| DATA BLOCK |
--- --- ---

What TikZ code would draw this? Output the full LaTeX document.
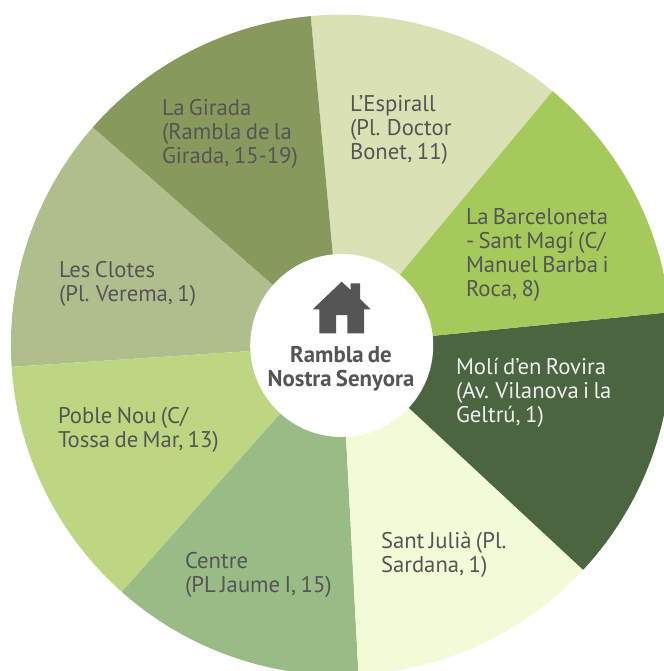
\documentclass[tikz,border=0pt]{standalone}
\usepackage{fontspec}
\setmainfont[WordSpace=0.72]{PT Sans}
\definecolor{cGirada}{HTML}{88995E}
\definecolor{cEspirall}{HTML}{D9E1B5}
\definecolor{cBarna}{HTML}{A5C95B}
\definecolor{cMoli}{HTML}{4B6541}
\definecolor{cJulia}{HTML}{F1FBD8}
\definecolor{cCentre}{HTML}{99BB85}
\definecolor{cPoble}{HTML}{BDD681}
\definecolor{cClotes}{HTML}{B0BE8D}
\definecolor{ctext}{HTML}{555555}
\tikzset{
  lbl/.style={anchor=north west,inner sep=0pt,outer sep=0pt,align=left,text=ctext,
    font=\fontsize{22.7bp}{24bp}\selectfont},
  ctr/.style={anchor=center,inner sep=0pt,outer sep=0pt,align=center,text=ctext,
    font=\fontsize{22.8bp}{24bp}\selectfont\bfseries},
}
\begin{document}
\begin{tikzpicture}[x=1bp,y=-1bp]
\useasboundingbox (0,0) rectangle (664,671);
\begin{scope}
\clip (0,0) rectangle (664,671);
\def\cx{341.2}\def\cy{345}
\foreach \col/\a/\b in {cEspirall/50.2/95.3,cGirada/95.3/138.8,cClotes/138.8/183.8,cPoble/183.8/228.4,cCentre/228.4/273,cJulia/273/317.1,cMoli/317.1/365.7,cBarna/365.7/410.2}{
  \fill[\col] (\cx,\cy) -- ({\cx+330.3*cos(\a)},{\cy-330.3*sin(\a)})
     arc[start angle=-\a,end angle=-\b,radius=330.3] -- cycle;
}
\end{scope}
\fill[white] (341.7,345.5) circle[radius=91.5];
\fill[ctext] (341.7,281.7) -- (350.7,290) -- (350.7,283.3) -- (360,283.3) -- (360,299) -- (370.7,309.3) -- (364,309.3) -- (364,333.3) -- (347.3,333.3) -- (347.3,315) -- (336,315) -- (336,333.3) -- (319.3,333.3) -- (319.3,309.3) -- (312.7,309.3) -- cycle;
\node[ctr] (center) at (341,368.5) {Rambla de\\Nostra Senyora};
\node[lbl] (girada) at (162,99) {La Girada\\(Rambla de la\\Girada, 15-19)};
\node[lbl] (espirall) at (350,95) {L’Espirall\\(Pl. Doctor\\Bonet, 11)};
\node[lbl] (barna) at (466,208) {La Barceloneta\\- Sant Magí (C/\\Manuel Barba i\\Roca, 8)};
\node[lbl] (clotes) at (59,261) {Les Clotes\\(Pl. Verema, 1)};
\node[lbl,text=white!90!ctext] (moli) at (456,358) {Molí d’en Rovira\\(Av. Vilanova i la\\Geltrú, 1)};
\node[lbl] (poble) at (58,407) {Poble Nou (C/\\Tossa de Mar, 13)};
\node[lbl] (julia) at (381,532) {Sant Julià (Pl.\\Sardana, 1)};
\node[lbl] (centre) at (185,552) {Centre\\(PL Jaume I, 15)};
\end{tikzpicture}
\end{document}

--- --- ---

| PROBLEM DETAILS |
Copy out all the data without changing anything, and drop the pictures.

| TASK RESPONSE |
What TikZ code would draw this? Output the full LaTeX document.
\documentclass[tikz,border=0pt]{standalone}
\usepackage{fontspec}
\setmainfont[WordSpace=0.72]{PT Sans}
\definecolor{cGirada}{HTML}{88995E}
\definecolor{cEspirall}{HTML}{D9E1B5}
\definecolor{cBarna}{HTML}{A5C95B}
\definecolor{cMoli}{HTML}{4B6541}
\definecolor{cJulia}{HTML}{F1FBD8}
\definecolor{cCentre}{HTML}{99BB85}
\definecolor{cPoble}{HTML}{BDD681}
\definecolor{cClotes}{HTML}{B0BE8D}
\definecolor{ctext}{HTML}{555555}
\tikzset{
  lbl/.style={anchor=north west,inner sep=0pt,outer sep=0pt,align=left,text=ctext,
    font=\fontsize{22.7bp}{24bp}\selectfont},
  ctr/.style={anchor=center,inner sep=0pt,outer sep=0pt,align=center,text=ctext,
    font=\fontsize{22.8bp}{24bp}\selectfont\bfseries},
}
\begin{document}
\begin{tikzpicture}[x=1bp,y=-1bp]
\useasboundingbox (0,0) rectangle (664,671);
\begin{scope}
\clip (0,0) rectangle (664,671);
\def\cx{341.2}\def\cy{345}
\foreach \col/\a/\b in {cEspirall/50.2/95.3,cGirada/95.3/138.8,cClotes/138.8/183.8,cPoble/183.8/228.4,cCentre/228.4/273,cJulia/273/317.1,cMoli/317.1/365.7,cBarna/365.7/410.2}{
  \fill[\col] (\cx,\cy) -- ({\cx+330.3*cos(\a)},{\cy-330.3*sin(\a)})
     arc[start angle=-\a,end angle=-\b,radius=330.3] -- cycle;
}
\end{scope}
\fill[white] (341.7,345.5) circle[radius=91.5];
\fill[ctext] (341.7,281.7) -- (350.7,290) -- (350.7,283.3) -- (360,283.3) -- (360,299) -- (370.7,309.3) -- (364,309.3) -- (364,333.3) -- (347.3,333.3) -- (347.3,315) -- (336,315) -- (336,333.3) -- (319.3,333.3) -- (319.3,309.3) -- (312.7,309.3) -- cycle;
\node[ctr] (center) at (341,368.5) {Rambla de\\Nostra Senyora};
\node[lbl] (girada) at (162,99) {La Girada\\(Rambla de la\\Girada, 15-19)};
\node[lbl] (espirall) at (350,95) {L’Espirall\\(Pl. Doctor\\Bonet, 11)};
\node[lbl] (barna) at (466,208) {La Barceloneta\\- Sant Magí (C/\\Manuel Barba i\\Roca, 8)};
\node[lbl] (clotes) at (59,261) {Les Clotes\\(Pl. Verema, 1)};
\node[lbl,text=white!90!ctext] (moli) at (456,358) {Molí d’en Rovira\\(Av. Vilanova i la\\Geltrú, 1)};
\node[lbl] (poble) at (58,407) {Poble Nou (C/\\Tossa de Mar, 13)};
\node[lbl] (julia) at (381,532) {Sant Julià (Pl.\\Sardana, 1)};
\node[lbl] (centre) at (185,552) {Centre\\(PL Jaume I, 15)};
\end{tikzpicture}
\end{document}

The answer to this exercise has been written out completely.